Now, I'm sorry I'm not that helpful here, but high speed dubbing has always been a problem in the industry, even when it was analog to analog. And it's all down to high frequency performance. Good music cassettes could be dubbed at 4x speed because the limit of tape heads was about 40kHz and the cassette bandwidth was about 10kHz, plus the filters were gentle so there were still some harmonics that got through. In digital it's different because that brick wall filter has to get rid of everything in one octave (blame Nyquist). However, the digital brigade can boast superiority in that, once in the digital domain, they can manipulate virtually anything and in no time at all.
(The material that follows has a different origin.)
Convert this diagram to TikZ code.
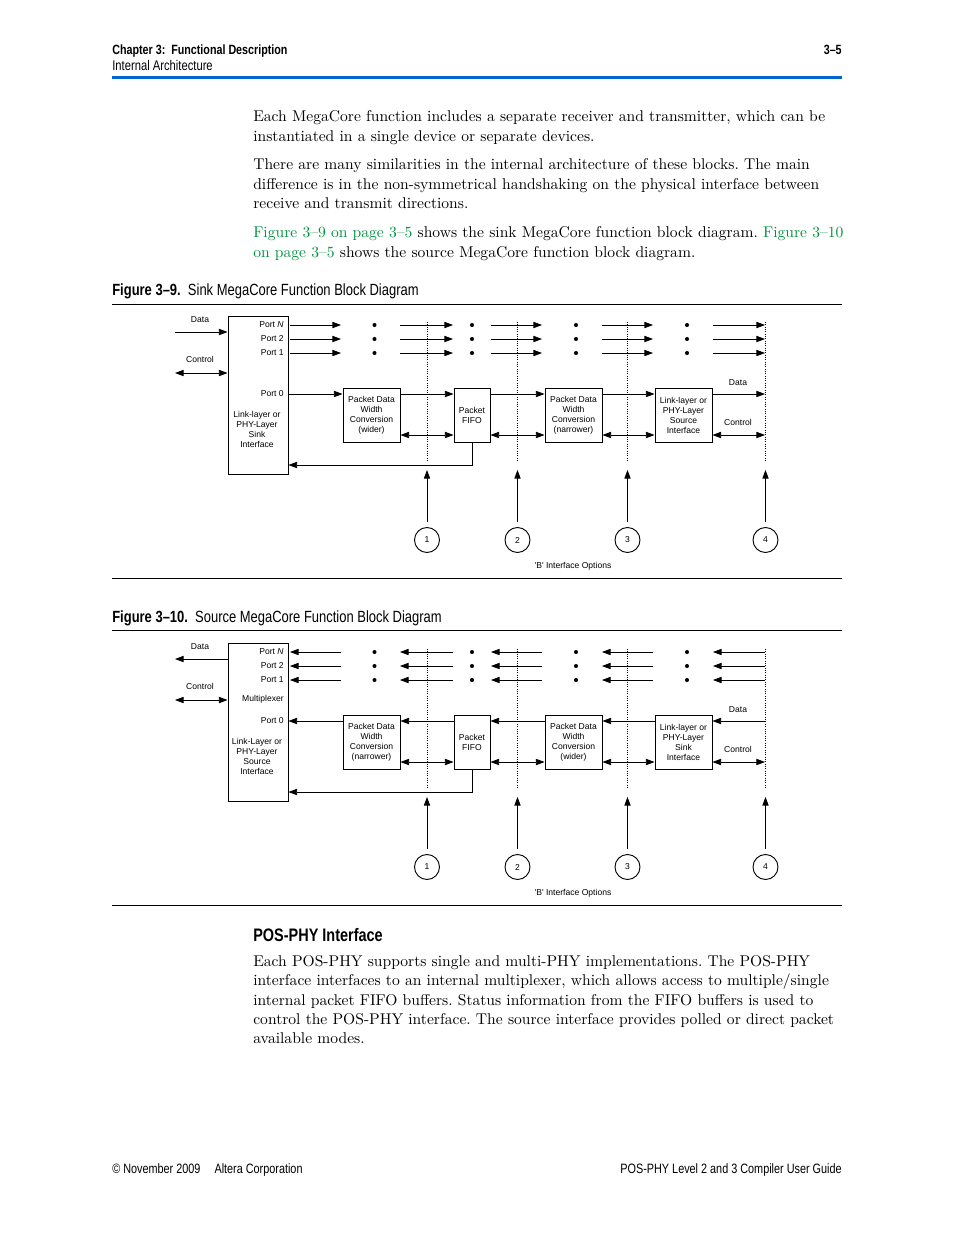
\documentclass[tikz,border=0pt]{standalone}
\usepackage{fontspec}
\newfontfamily\condfont[FakeStretch=0.8]{Liberation Sans}
\newfontfamily\diafont{Liberation Sans}
\usetikzlibrary{arrows.meta}
\definecolor{altblue}{RGB}{0,102,204}
\definecolor{linkgreen}{RGB}{0,146,63}
\frenchspacing

\begin{document}
\begin{tikzpicture}[x=0.6415pt, y=-0.6415pt,
    tip/.style={-{Triangle[length=5.5pt,width=4pt]}},
    ltip/.style={{Triangle[length=5.5pt,width=4pt]}-},
    both/.style={{Triangle[length=5.5pt,width=4pt]}-{Triangle[length=5.5pt,width=4pt]}},
    lbl/.style={font=\diafont\fontsize{5.5}{6.4}\selectfont, inner sep=0pt},
    blk/.style={draw, line width=0.6pt, lbl, align=center, minimum height=54*0.6415pt},
    opt/.style={circle, draw, line width=0.6pt, lbl, minimum size=25*0.6415pt},
    body/.style={anchor=base west, inner sep=0pt, font=\fontsize{10}{12.4}\selectfont},
    hd/.style={inner sep=0pt, font=\condfont\fontsize{9}{11}\selectfont}]
    \fill[white] (0,0) rectangle (954,1235);
    \useasboundingbox (0,0) rectangle (954,1235);

    % page header
    \node[hd, anchor=base west, font=\condfont\bfseries\fontsize{8.6}{11}\selectfont] (chap) at (112,54.5) {Chapter 3:\ \ Functional Description};
    \node[hd, anchor=base west] (sect) at (112,70.5) {Internal Architecture};
    \node[hd, anchor=base east, font=\condfont\bfseries\fontsize{8.6}{11}\selectfont] (pg) at (842,54.5) {3–5};
    \draw[altblue, line width=1.3pt] (112,77.5) -- (842,77.5);

    % text above the figures
    \foreach \y/\txt in {
        121/{Each MegaCore function includes a separate receiver and transmitter, which can be},
        141/{instantiated in a single device or separate devices.},
        169/{There are many similarities in the internal architecture of these blocks. The main},
        189/{difference is in the non-symmetrical handshaking on the physical interface between},
        208/{receive and transmit directions.},
        237/{\textcolor{linkgreen}{Figure 3–9 on page 3–5} shows the sink MegaCore function block diagram. \textcolor{linkgreen}{Figure 3–10}},
        257/{\textcolor{linkgreen}{on page 3–5} shows the source MegaCore function block diagram.}}
    {
        \node[body] (txt\y) at (253,\y) {\txt};
    }

    % captions and rules
    \node[hd, anchor=base west, font=\condfont\fontsize{10.4}{12}\selectfont] (cap1) at (112,295) {\textbf{Figure 3–9.}\ \ Sink MegaCore Function Block Diagram};
    \node[hd, anchor=base west, font=\condfont\fontsize{10.4}{12}\selectfont] (cap2) at (112,622) {\textbf{Figure 3–10.}\ \ Source MegaCore Function Block Diagram};
    \foreach \ry in {304.5,578,630.5,905.5}
        \draw[line width=0.6pt] (112,\ry) -- (842,\ry);

    % the two block diagrams
    \foreach \f/\dy/\ifctxt/\convA/\convB/\phytxt in {
        1/0/{Link-layer or\\PHY-Layer\\Sink\\Interface}/{(wider)}/{(narrower)}/{Source},
        2/327/{Link-Layer or\\PHY-Layer\\Source\\Interface}/{(narrower)}/{(wider)}/{Sink}}
    {
        \begin{scope}[shift={(0,\dy)}]
        \ifnum\f=1 \tikzset{flow/.style={tip}}\else \tikzset{flow/.style={ltip}}\fi
        \node[draw, line width=0.6pt, minimum width=60*0.6415pt, minimum height=158*0.6415pt] (ifc\f) at (258,395) {};
        \node[lbl, align=center] (ifct\f) at (257,429) {\ifctxt};
        \foreach \py/\pl in {325/{Port \textit{N}},339/{Port 2},353/{Port 1},394/{Port 0}}
            \node[lbl, anchor=east] (port\f-\py) at (284,\py) {\pl};
        \ifnum\f=2 \node[lbl, anchor=east] (mux) at (284,372) {Multiplexer};\fi

        \node[blk, minimum width=57*0.6415pt] (convA\f) at (371.5,415) {Packet Data\\Width\\Conversion\\\convA};
        \node[blk, minimum width=36*0.6415pt] (fifo\f) at (472,415) {Packet\\FIFO};
        \node[blk, minimum width=57*0.6415pt] (convB\f) at (573.5,415) {Packet Data\\Width\\Conversion\\\convB};
        \node[blk, minimum width=57*0.6415pt] (phy\f) at (683.5,415) {Link-layer or\\PHY-Layer\\\phytxt\\Interface};

        \coordinate (dr\f) at (0,394);
        \coordinate (cr\f) at (0,435);
        \coordinate (fb\f) at (0,465);
        \coordinate (dend\f) at (765,394);
        \coordinate (cend\f) at (765,435);
        \coordinate (lin\f) at (175,332);
        \coordinate (lctl\f) at (175,373);

        % outside world on the left
        \node[lbl] (ldata\f) at (200,320) {Data};
        \node[lbl] (lctrl\f) at (200,359) {Control};
        \draw[flow, line width=0.5pt] (lin\f) -- (ifc\f.west |- lin\f);
        \draw[both, line width=0.5pt] (lctl\f) -- (ifc\f.west |- lctl\f);

        % port rows
        \foreach \py in {325,339,353} {
            \foreach \a/\b in {290/341,400/453,491/542,602/653,713/765} {
                \coordinate (ps) at (\a,\py);
                \coordinate (pe) at (\b,\py);
                \draw[flow, line width=0.5pt] (ps) -- (pe);
            }
            \foreach \dx in {374.5,472,576,687}
                \fill (\dx,\py) circle (1.3pt);
        }

        % data and control through the blocks
        \draw[flow, line width=0.5pt] (ifc\f.east |- dr\f) -- (convA\f.west |- dr\f);
        \foreach \a/\b in {convA/fifo,fifo/convB,convB/phy} {
            \draw[flow, line width=0.5pt] (\a\f.east |- dr\f) -- (\b\f.west |- dr\f);
            \draw[both, line width=0.5pt] (\a\f.east |- cr\f) -- (\b\f.west |- cr\f);
        }
        \draw[flow, line width=0.5pt] (phy\f.east |- dr\f) -- (dend\f);
        \draw[both, line width=0.5pt] (phy\f.east |- cr\f) -- (cend\f);
        \draw[tip, line width=0.5pt] (fifo\f.south) |- (ifc\f.east |- fb\f);
        \node[lbl] (rdata\f) at (738,383) {Data};
        \node[lbl] (rctrl\f) at (738,422) {Control};

        % 'B' interface options
        \foreach \i/\vx in {1/427,2/517.5,3/627.5,4/765.5} {
            \coordinate (vt\f\i) at (\vx,322);
            \coordinate (vb\f\i) at (\vx,462);
            \draw[line width=0.5pt, dash pattern=on 0.5pt off 1pt] (vt\f\i) -- (vb\f\i);
            \node[opt] (opt\f\i) at (\vx,540) {\i};
            \coordinate (ot\f\i) at (\vx,470);
            \draw[tip, line width=0.5pt, shorten <=3.5pt] (opt\f\i) -- (ot\f\i);
        }
        \node[lbl] (bopt\f) at (573,566) {'B' Interface Options};
        \end{scope}
    }

    % section below the figures
    \node[hd, anchor=base west, font=\condfont\bfseries\fontsize{11.6}{14}\selectfont] (sec) at (253,941.5) {POS-PHY Interface};
    \foreach \y/\txt in {
        966/{Each POS-PHY supports single and multi-PHY implementations. The POS-PHY},
        985/{interface interfaces to an internal multiplexer, which allows access to multiple/single},
        1005/{internal packet FIFO buffers. Status information from the FIFO buffers is used to},
        1024/{control the POS-PHY interface. The source interface provides polled or direct packet},
        1043/{available modes.}}
    {
        \node[body] (txt\y) at (253,\y) {\txt};
    }

    % page footer
    \node[hd, anchor=base west, font=\condfont\fontsize{8.7}{11}\selectfont] (foot) at (112,1173.5) {© November 2009\hspace{9pt}Altera Corporation};
    \node[hd, anchor=base east, font=\condfont\fontsize{8.7}{11}\selectfont] (guide) at (842,1173.5) {POS-PHY Level 2 and 3 Compiler User Guide};
\end{tikzpicture}
\end{document}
Just out of interest: Would you think that dubbing 50 minutes of high quality sound, including harmonics in excess of 50kHz, in just 1 second is fantastic? It is, and that's exactly what a record pressing plant does. Long live the king!

My best regards and thanks for enjoying the Era Gold,
Graham

PS. I'm always willing to help - discuss - suggest. Never hesitate to write/reply

GSP Audio
http://www.gspaudio.co.uk
0(044)1226 244908

Ethan Winer Mon, 05/26/2003 - 06:00

MANTIK,

Don't over-analyze this - there's an easy solution:

If someone gave me sixty 2-hour cassette tapes to copy to CD, I'd install SoundForge on my old Pentium 120 and record to that so I don't tie up my real computer. If all that's needed is a straight dump to CD with only light editing, I'd buy a $40 CD burner for that computer and do the burning there too.
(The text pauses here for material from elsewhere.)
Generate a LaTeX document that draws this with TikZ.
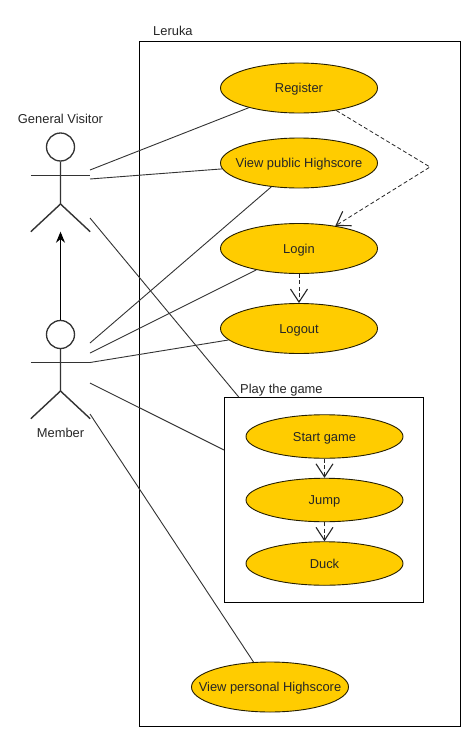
\documentclass[tikz,border=0pt]{standalone}
\usepackage{fontspec}
\setmainfont{Liberation Sans}
\usetikzlibrary{shapes.geometric,arrows.meta}
\definecolor{uc}{HTML}{FFCC00}
\newcommand{\uctext}[1]{\makebox[0pt]{#1}}
\tikzset{
  usecase/.style={ellipse,draw=black!85!uc,fill=uc,line width=0.9pt,minimum width=157pt,minimum height=#1,inner sep=0pt,text height=9pt,text depth=0pt,text=black!85,font=\fontsize{12.9pt}{14pt}\selectfont},
  usecase/.default=50pt,
  sysbox/.style={draw=black,line width=0.9pt,fill=none,inner sep=0pt,rectangle},
  lbl/.style={inner sep=0pt,font=\fontsize{12.9pt}{14pt}\selectfont,text=black!85},
  assoc/.style={draw=black!80,line width=0.9pt},
  dep/.style={draw=black!85,line width=0.8pt,dash pattern=on 4pt off 2.5pt,-{Straight Barb[length=13pt,width=17pt,line width=1.1pt]}},
  gen/.style={draw=black,line width=0.9pt,-{Stealth[length=11pt,width=9pt]}},
  actorline/.style={draw=black!80,line width=1.4pt},
  head/.style={circle,draw=black!80,line width=1.3pt,minimum size=28pt,inner sep=0pt},
  actorbody/.style={rectangle,draw=none,inner sep=0pt,minimum width=59pt,minimum height=56pt}
}
\begin{document}
\begin{tikzpicture}[x=1pt,y=-1pt]
\useasboundingbox (0,0) rectangle (476,742);
\fill[white] (0,0) rectangle (476,742);
% boxes
\node[sysbox,minimum width=320.5pt,minimum height=685pt] (sys) at (299.75,383.5) {};
\node[sysbox,minimum width=198.5pt,minimum height=204.5pt] (play) at (323.75,499.75) {};
\node[lbl,anchor=base west] (sysl) at (153,35) {Leruka};
\node[lbl,anchor=base west] (playl) at (240,393) {Play the game};
% use cases
\node[usecase] (reg) at (299,88) {\uctext{Register}};
\node[usecase] (view) at (299,163) {\uctext{View public Highscore}};
\node[usecase] (login) at (299,248.5) {\uctext{Login}};
\node[usecase] (logout) at (299,328.5) {\uctext{Logout}};
\node[usecase=43.5pt] (start) at (324.5,436.5) {\uctext{Start game}};
\node[usecase=43.5pt] (jump) at (324.5,500) {\uctext{Jump}};
\node[usecase=43.5pt] (duck) at (324.5,563.5) {\uctext{Duck}};
\node[usecase] (pers) at (270,687) {\uctext{View personal Highscore}};
% actors
\node[head] (gvh) at (60.5,147) {};
\node[actorbody] (gvb) at (60.5,203.5) {};
\node[head] (memh) at (60.5,334.5) {};
\node[actorbody] (memb) at (60.5,390.5) {};
\draw[actorline] (gvh.south) -- (60.5,204) -- (gvb.south west);
\draw[actorline] (60.5,204) -- (gvb.south east);
\draw[actorline] (gvb.north west) -- (gvb.north east);
\draw[actorline] (memh.south) -- (60.5,391) -- (memb.south west);
\draw[actorline] (60.5,391) -- (memb.south east);
\draw[actorline] (memb.north west) -- (memb.north east);
\node[lbl] (gvl) at (60.5,118.5) {General Visitor};
\node[lbl] (meml) at (60.5,433) {Member};
% connector ends
\coordinate (g1) at (90,170);
\coordinate (g2) at (90,179);
\coordinate (g3) at (90,218);
\coordinate (m1) at (90,343);
\coordinate (m2) at (90,353);
\coordinate (m3) at (90,362.5);
\coordinate (m4) at (90,383);
\coordinate (m5) at (90,414);
\coordinate (bend) at (430,167);
\draw[assoc] (g1) -- (reg);
\draw[assoc] (g2) -- (view);
\draw[assoc] (g3) -- (play);
\draw[assoc] (m1) -- (view);
\draw[assoc] (m2) -- (login);
\draw[assoc] (m3) -- (logout);
\draw[assoc] (m4) -- (play);
\draw[assoc] (m5) -- (pers);
\draw[gen] (memh.north) -- (gvb.south);
\draw[dep] (reg) -- (bend) -- (login);
\draw[dep] (login) -- (logout);
\draw[dep] (start) -- (jump);
\draw[dep] (jump) -- (duck);
\end{tikzpicture}
\end{document}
Surely you're charging enough to cover the cost of a cheap used computer and CD burner! :D

--Ethan

anonymous Mon, 05/26/2003 - 10:10

Check some garage sales. I bought 3 machines for $10 each. If you have any experience with O/S es you can install Linux for free and tune it to use a small footprint for your requirements. If not, use Win95. I ran Win95 for years on a P100 with 32MB mem and everyone thought it was a much faster machine. Win98 is a resource hog for an old machine.

Your only question is what to do about storage. If your RAID array is actually part of a file server then that is taken care of.